Lots of Dickens' phrases — like "Bah humbug" and "God bless us, every one!" — have slipped into our minds and our memories. And along with the words, the characters, too — from hungry orphan Oliver Twist to Little Dorrit to cruel Mr. Murdstone.
"After Shakespeare, Dickens is the great creator of characters, multiple characters," says Claire Tomalin, author of the new biography Charles Dickens: A Life. "He did these great walks — he would walk every day for miles and miles, and sometimes I think he was sort of stoking up his imagination as he walked, and thinking of his characters. The way he built his novels was through the voices of his characters."
Dickens liked to walk, as he said, "far and fast," gathering his thoughts and his strength to pour into his novels. The books were published as cliff-hanging serials in magazines or pamphlets before they became bound books — so nothing could be rewritten or reorganized.
"He would write these quite rapidly," Tomalin explains. "And very little was changed when they came out in book form, in volume form, afterwards. ... He was writing books that would become classics, and no other writer has done this."
Tomalin notes that there is bad writing to be found in Dickens' speedily produced novels — but the poor writing is eclipsed by the great writing. One of Tomalin's favorites is David Copperfield — which was also Dickens' favorite.
"It was his first sustained piece of first-person writing," Tomalin says. "Those first 14 chapters ... in which David Copperfield describes his childhood, are extraordinary documents about ... attachment and loss and cruelty and the sort of hazards of childhood."
If you were force-fed Dickens in middle school and hated him, it might be time to reconsider, Tomalin says. Novelist Jennifer Egan is a fan who came back to the books and unexpectedly found that Dickens felt modern.
"The way that Dickens structured his books has a form that we most readily recognize now from, say, the great TV series, like The Wire or The Sopranos," says Egan. "There's one central plot line, but then from that spin off all kinds of subplots. And so he would go off in all sorts of directions and create these amazing secondary characters who would go in and out of focus.
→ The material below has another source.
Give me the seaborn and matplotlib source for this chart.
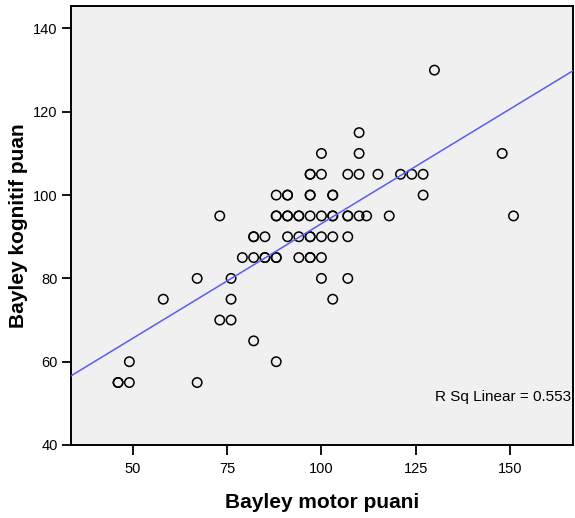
import numpy as np
import pandas as pd
import matplotlib
matplotlib.use("Agg")
import matplotlib.pyplot as plt
import seaborn as sns

# Bayley motor (x) and cognitive (y) scores, listed row by row of cognitive score
motor = [
    130,
    110,
    100, 110, 148,
    97, 97, 100, 107, 110, 115, 121, 124, 127,
    88, 91, 91, 97, 97, 103, 103, 127,
    73, 88, 88, 91, 91, 94, 94, 97, 100, 103, 103, 107, 107, 110, 112, 118, 151,
    82, 82, 85, 91, 94, 97, 97, 100, 103, 107,
    79, 82, 85, 85, 88, 88, 94, 97, 97, 100,
    67, 76, 100, 107,
    58, 76, 103,
    73, 76,
    82,
    49, 88,
    46, 46, 49, 67,
]
cognitive = (
    [130] * 1 + [115] * 1 + [110] * 3 + [105] * 9 + [100] * 8 + [95] * 17
    + [90] * 10 + [85] * 10 + [80] * 4 + [75] * 3 + [70] * 2 + [65] * 1
    + [60] * 2 + [55] * 4
)

x_ticks = [50, 75, 100, 125, 150]
y_ticks = [40, 60, 80, 100, 120, 140]
x_label = "Bayley motor puani"
y_label = "Bayley kognitif puan"
fit_note = "R Sq Linear = 0.553"

df = pd.DataFrame({"motor": motor, "cognitive": cognitive})

sns.set_style("white")
plt.rcParams["font.family"] = ["Liberation Sans", "DejaVu Sans"]
plt.rcParams["text.color"] = "black"
plt.rcParams["axes.labelcolor"] = "black"

fig = plt.figure(figsize=(5.75, 5.18), dpi=100)
ax = fig.add_axes([71 / 575, 73 / 518, 502 / 575, 439 / 518])
ax.set_facecolor("#f0f0f0")
ax.set_xlim(33.5, 166.8)
ax.set_ylim(40, 145.4)

sns.regplot(
    data=df, x="motor", y="cognitive", ax=ax, ci=None, truncate=False,
    scatter_kws=dict(facecolors="none", edgecolors="black", s=46,
                     linewidths=1.1, alpha=1, zorder=2),
    line_kws=dict(color="#5c5cf5", lw=1.1, zorder=3),
)
ax.set_xlim(33.5, 166.8)
ax.set_ylim(40, 145.4)

ax.set_xticks(x_ticks)
ax.set_yticks(y_ticks)
ax.tick_params(axis="x", direction="out", length=7.5, width=1.3, pad=5,
               labelsize=10.5, colors="black", bottom=True)
ax.tick_params(axis="y", direction="out", length=6.5, width=1.3, pad=3,
               labelsize=10.5, colors="black", left=True)

for side, sp in ax.spines.items():
    sp.set_visible(True)
    sp.set_color("black")
    sp.set_linewidth(1.4)

ax.set_xlabel(x_label, fontsize=15, fontweight="bold", labelpad=12, color="black")
ax.set_ylabel(y_label, fontsize=15, fontweight="bold", labelpad=4, color="black")

ax.text(130.2, 51.5, fit_note, ha="left", va="center", fontsize=11,
        color="black", clip_on=True)

fig.savefig("out.png", dpi=100)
But then there was also this sort of central spinal column of a plot that he would return to."
Part of her new attraction, Egan says, are the issues Dickens deals with — wealth and poverty, class and corruption, politicians who speak about morality but behave very differently.
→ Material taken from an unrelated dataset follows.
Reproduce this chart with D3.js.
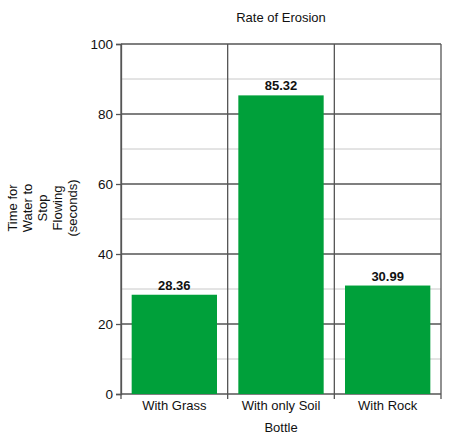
<!DOCTYPE html>
<html lang="en">
<head>
<meta charset="utf-8"/>
<title>Rate of Erosion</title>
<script src="https://d3js.org/d3.v7.min.js"></script>
<style>
  body { margin: 0; background: #fff; }
  text { font-family: "Liberation Sans", Arial, sans-serif; fill: #111; }
</style>
</head>
<body>
<div id="chart"></div>
<script>
  // data
  var bottles = ["With Grass", "With only Soil", "With Rock"];
  var seconds = [28.36, 85.32, 30.99];
  var yTicks = [0, 20, 40, 60, 80, 100];
  var yMinor = [10, 30, 50, 70, 90];
  var yLabelLines = ["Time for", "Water to", "Stop", "Flowing", "(seconds)"];

  var margin = { top: 44, right: 33, bottom: 45, left: 121 },
    width = 474 - margin.left - margin.right,
    height = 439 - margin.top - margin.bottom;

  var svg = d3.select("#chart")
    .append("svg")
      .attr("width", 474)
      .attr("height", 439)
    .append("g")
      .attr("transform", "translate(" + margin.left + "," + margin.top + ")");

  var x = d3.scaleBand()
    .domain(bottles)
    .range([0, width])
    .paddingInner(0.2)
    .paddingOuter(0.1);

  var xOuter = d3.scaleBand()
    .domain(bottles)
    .range([0, width]);

  var y = d3.scaleLinear()
    .domain([0, 100])
    .range([height, 0]);

  // minor gridlines
  svg.selectAll(".minor")
    .data(yMinor)
    .enter().append("line")
      .attr("x1", 0).attr("x2", width)
      .attr("y1", function(d) { return y(d); })
      .attr("y2", function(d) { return y(d); })
      .style("stroke", "#c8c8c8")
      .style("stroke-width", 1);

  // major gridlines
  svg.selectAll(".major")
    .data(yTicks)
    .enter().append("line")
      .attr("x1", 0).attr("x2", width)
      .attr("y1", function(d) { return y(d); })
      .attr("y2", function(d) { return y(d); })
      .style("stroke", "#555")
      .style("stroke-width", 1.3);

  // vertical category separators
  var edges = bottles.map(function(b) { return xOuter(b); }).concat([width]);
  svg.selectAll(".vgrid")
    .data(edges)
    .enter().append("line")
      .attr("x1", function(d) { return d; })
      .attr("x2", function(d) { return d; })
      .attr("y1", 0)
      .attr("y2", height + 5)
      .style("stroke", "#555")
      .style("stroke-width", 1.3);

  // bars
  svg.selectAll(".bar")
    .data(seconds)
    .enter().append("rect")
      .attr("x", function(d, i) { return x(bottles[i]); })
      .attr("y", function(d) { return y(d); })
      .attr("width", x.bandwidth())
      .attr("height", function(d) { return height - y(d); })
      .style("fill", "#00a03a");

  // value labels
  svg.selectAll(".val")
    .data(seconds)
    .enter().append("text")
      .attr("x", function(d, i) { return x(bottles[i]) + x.bandwidth() / 2; })
      .attr("y", function(d) { return y(d) - 5; })
      .attr("text-anchor", "middle")
      .style("font-size", "13px")
      .style("font-weight", "bold")
      .text(function(d) { return d.toFixed(2); });

  // y axis
  var yAxis = svg.append("g")
    .call(d3.axisLeft(y).tickValues(yTicks).tickSize(5).tickPadding(3));
  yAxis.select(".domain").style("stroke", "#555").style("stroke-width", 1.3);
  yAxis.selectAll(".tick line").style("stroke", "#555").style("stroke-width", 1.3);
  yAxis.selectAll("text").style("font-size", "13.5px").style("fill", "#111")
    .style("font-family", "'Liberation Sans', Arial, sans-serif");

  // x labels
  svg.selectAll(".xlab")
    .data(bottles)
    .enter().append("text")
      .attr("x", function(d) { return xOuter(d) + xOuter.bandwidth() / 2; })
      .attr("y", height + 16)
      .attr("text-anchor", "middle")
      .style("font-size", "13px")
      .text(function(d) { return d; });

  // title and axis titles
  svg.append("text")
    .attr("x", width / 2)
    .attr("y", 17 - margin.top + 5)
    .attr("text-anchor", "middle")
    .style("font-size", "13px")
    .text("Rate of Erosion");

  svg.append("text")
    .attr("x", width / 2)
    .attr("y", height + 38)
    .attr("text-anchor", "middle")
    .style("font-size", "13px")
    .text("Bottle");

  var yl = svg.append("text")
    .attr("transform", "translate(" + (13 - margin.left) + "," + (208 - margin.top) + ") rotate(-90)")
    .attr("text-anchor", "middle")
    .style("font-size", "13px");
  yl.selectAll("tspan")
    .data(yLabelLines)
    .enter().append("tspan")
      .attr("x", 0)
      .attr("y", function(d, i) { return 4 + i * 15; })
      .text(function(d) { return d; });
</script>
</body>
</html>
"The things he's interested in are still very relevant," Egan says. "For example, [in] Bleak House, one of the major characters is [in] corporate litigation, and the way in which it consumes all kinds of people associated with it ... the way it kind of chews up and spits out people whose lives depend on the outcome of this case."
One of the characters ground down by the long-running lawsuit in Bleak House is one of the heirs — handsome, charismatic Richard Carstone — who starts to realize that the resolution of this litigation might make him rich.
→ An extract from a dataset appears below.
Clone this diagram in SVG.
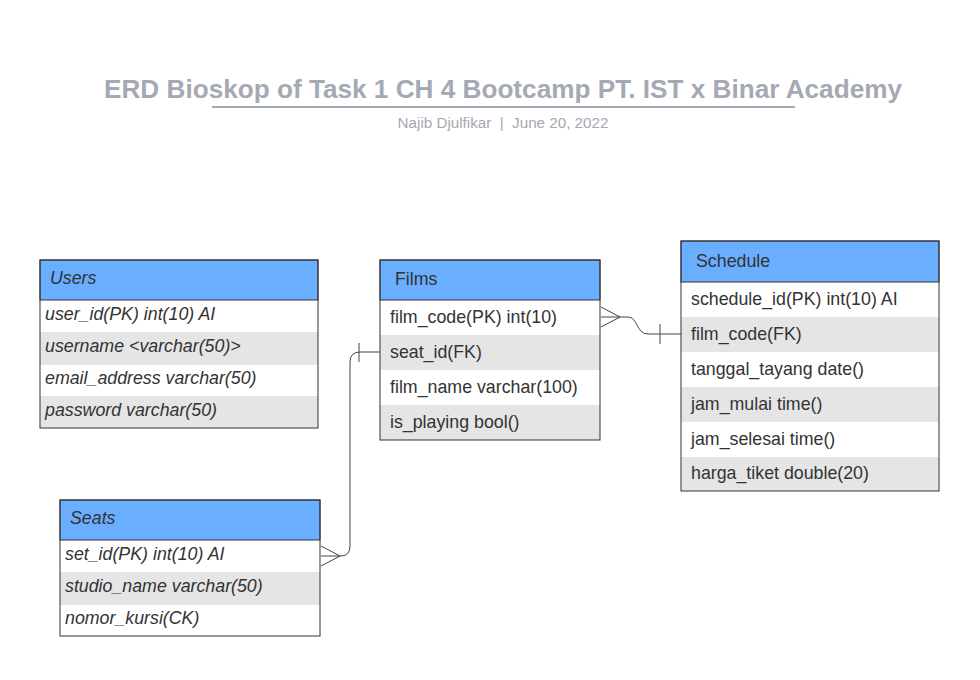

"Dickens beautifully portrays the way this acts on him almost like a drug, like an addiction," Egan says. "He's constantly enthralled by this possibility that maybe he'll just become rich, and eventually the addiction — it kills him. He ends up with less and less and less until finally he just dies."
Dickens' novels often had more than 100 characters — major and minor — each with their portraits vividly painted — each with their own characteristic manner of speaking. Ben Zimmer of Visual Thesaurus wrote a birthday column calling attention to commonly used names and expressions that had their origins in Dickens: We call a miserly person a "Scrooge"; we refer to grouches who say "bah humbug"; and in Bleak House, it's Mr. Snagsby who uses the expression "not to put too fine a point on it."
Zimmer says that Dickens also used terms that were considered slang or vulgar, and brought them into the vernacular — "butter fingers" for a clumsy person, "flummoxed" to mean bewilder, "slaw bones" to refer to a surgeon. "He seemed very keen on bringing a new type of language into English literature," Zimmer says.
Dickens remains one of the most prolific, well-loved storytellers in the English language — and if you surrender to his winding narratives, his detours, his huge cast of characters — you will be rewarded. Perhaps like Jennifer Egan was:
"I was on a very bumpy plane ride, an overnight flight," she recalls. "I was so miserable, and I pulled out David Copperfield, and I forgot how scared and tired I was, and I thought, 'This is what reading should be.' I'm utterly transported out of my current situation."